◆ **GIVEN EXERCISE**
Quote the whole listing word for word. Do not include the pictures.
________________________________________
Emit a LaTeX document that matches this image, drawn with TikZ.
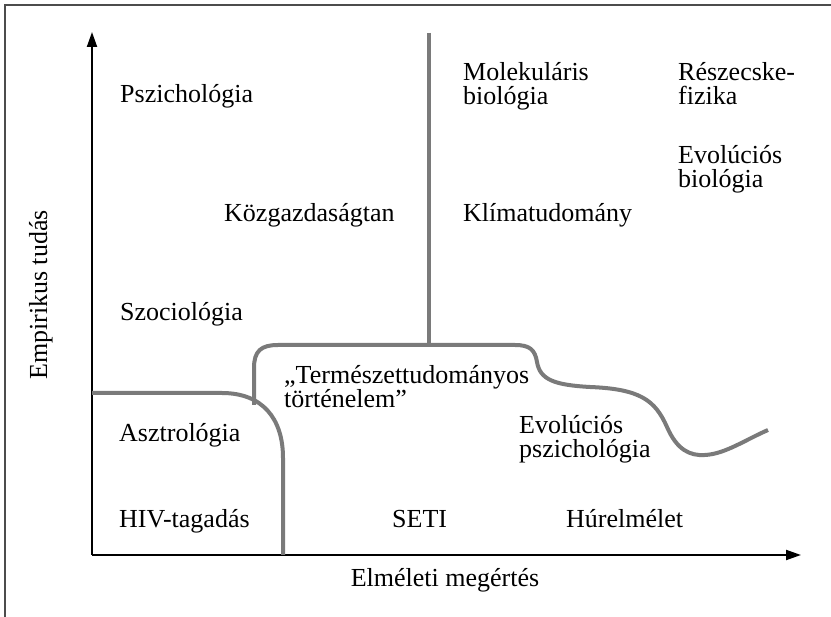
\documentclass[tikz,border=0pt]{standalone}
\usepackage{fontspec}
\setmainfont{Liberation Serif}
\usetikzlibrary{arrows.meta}
\newcommand{\twoline}[2]{\vtop{\hbox{#1}\hbox{#2}}}
\tikzset{
  lbl/.style={anchor=base west, inner sep=0pt, font=\fontsize{26}{24}\selectfont},
  axis/.style={line width=2pt, draw=black, -{Triangle[length=15pt,width=10pt]}},
  bound/.style={line width=4pt, draw=black!52},
  frame/.style={line width=1.2pt, draw=black!70}
}
\begin{document}
\begin{tikzpicture}[x=1pt,y=-1pt]
\useasboundingbox (0,0) rectangle (831,617);
\fill[white] (0,0) rectangle (831,617);
% frame
\coordinate (fbl) at (5,617);
\coordinate (ftl) at (5,5);
\coordinate (ftr) at (831,5);
\draw[frame] (fbl) -- (ftl) -- (ftr);
% axes
\coordinate (O) at (92,555);
\coordinate (ytop) at (92,32);
\coordinate (xend) at (801,555);
\draw[axis] (O) -- (ytop);
\draw[axis] (O) -- (xend);
% boundaries
\coordinate (a0) at (92,393);
\coordinate (a1) at (283,555);
\coordinate (b0) at (254,405);
\coordinate (v0) at (429,33);
\coordinate (v1) at (429,345);
\coordinate (c1) at (768,430);
\draw[bound] (a0) -- (222,393) .. controls (262,393) and (283,418) .. (283,458) -- (a1);
\draw[bound] (b0) -- (254,368) .. controls (254,351) and (261,345) .. (278,345)
  -- (515,345) .. controls (530,345) and (535,350) .. (537,362)
  .. controls (540,380) and (555,385) .. (590,387)
  .. controls (640,389) and (655,400) .. (667,427)
  .. controls (677,450) and (690,456) .. (705,455)
  .. controls (725,454) and (745,440) .. (c1);
\draw[bound, line cap=butt] (v0) -- (v1);
% labels
\node[lbl] (psz) at (120,103) {Pszichológia};
\node[lbl] (kozg) at (224,222) {Közgazdaságtan};
\node[lbl] (szoc) at (120,321) {Szociológia};
\node[lbl] (molb) at (463,81) {\twoline{Molekuláris}{biológia}};
\node[lbl] (resz) at (678,81) {\twoline{Részecske-}{fizika}};
\node[lbl] (evob) at (678,164) {\twoline{Evolúciós}{biológia}};
\node[lbl] (klim) at (463,222) {Klímatudomány};
\node[lbl] (term) at (284,384) {\twoline{„Természettudományos}{történelem”}};
\node[lbl] (evop) at (519,434) {\twoline{Evolúciós}{pszichológia}};
\node[lbl] (aszt) at (119,442) {Asztrológia};
\node[lbl] (hiv) at (119,528) {HIV-tagadás};
\node[lbl] (seti) at (392,528) {SETI};
\node[lbl] (hur) at (566,528) {Húrelmélet};
\node[lbl, anchor=base] (xlab) at (445,587) {Elméleti megértés};
\node[lbl, anchor=base, rotate=90] (ylab) at (47,295) {Empirikus tudás};
\end{tikzpicture}
\end{document}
________________________________________
◆ **EXPECTED ANSWER**
Emit a LaTeX document that matches this image, drawn with TikZ.
\documentclass[tikz,border=0pt]{standalone}
\usepackage{fontspec}
\setmainfont{Liberation Serif}
\usetikzlibrary{arrows.meta}
\newcommand{\twoline}[2]{\vtop{\hbox{#1}\hbox{#2}}}
\tikzset{
  lbl/.style={anchor=base west, inner sep=0pt, font=\fontsize{26}{24}\selectfont},
  axis/.style={line width=2pt, draw=black, -{Triangle[length=15pt,width=10pt]}},
  bound/.style={line width=4pt, draw=black!52},
  frame/.style={line width=1.2pt, draw=black!70}
}
\begin{document}
\begin{tikzpicture}[x=1pt,y=-1pt]
\useasboundingbox (0,0) rectangle (831,617);
\fill[white] (0,0) rectangle (831,617);
% frame
\coordinate (fbl) at (5,617);
\coordinate (ftl) at (5,5);
\coordinate (ftr) at (831,5);
\draw[frame] (fbl) -- (ftl) -- (ftr);
% axes
\coordinate (O) at (92,555);
\coordinate (ytop) at (92,32);
\coordinate (xend) at (801,555);
\draw[axis] (O) -- (ytop);
\draw[axis] (O) -- (xend);
% boundaries
\coordinate (a0) at (92,393);
\coordinate (a1) at (283,555);
\coordinate (b0) at (254,405);
\coordinate (v0) at (429,33);
\coordinate (v1) at (429,345);
\coordinate (c1) at (768,430);
\draw[bound] (a0) -- (222,393) .. controls (262,393) and (283,418) .. (283,458) -- (a1);
\draw[bound] (b0) -- (254,368) .. controls (254,351) and (261,345) .. (278,345)
  -- (515,345) .. controls (530,345) and (535,350) .. (537,362)
  .. controls (540,380) and (555,385) .. (590,387)
  .. controls (640,389) and (655,400) .. (667,427)
  .. controls (677,450) and (690,456) .. (705,455)
  .. controls (725,454) and (745,440) .. (c1);
\draw[bound, line cap=butt] (v0) -- (v1);
% labels
\node[lbl] (psz) at (120,103) {Pszichológia};
\node[lbl] (kozg) at (224,222) {Közgazdaságtan};
\node[lbl] (szoc) at (120,321) {Szociológia};
\node[lbl] (molb) at (463,81) {\twoline{Molekuláris}{biológia}};
\node[lbl] (resz) at (678,81) {\twoline{Részecske-}{fizika}};
\node[lbl] (evob) at (678,164) {\twoline{Evolúciós}{biológia}};
\node[lbl] (klim) at (463,222) {Klímatudomány};
\node[lbl] (term) at (284,384) {\twoline{„Természettudományos}{történelem”}};
\node[lbl] (evop) at (519,434) {\twoline{Evolúciós}{pszichológia}};
\node[lbl] (aszt) at (119,442) {Asztrológia};
\node[lbl] (hiv) at (119,528) {HIV-tagadás};
\node[lbl] (seti) at (392,528) {SETI};
\node[lbl] (hur) at (566,528) {Húrelmélet};
\node[lbl, anchor=base] (xlab) at (445,587) {Elméleti megértés};
\node[lbl, anchor=base, rotate=90] (ylab) at (47,295) {Empirikus tudás};
\end{tikzpicture}
\end{document}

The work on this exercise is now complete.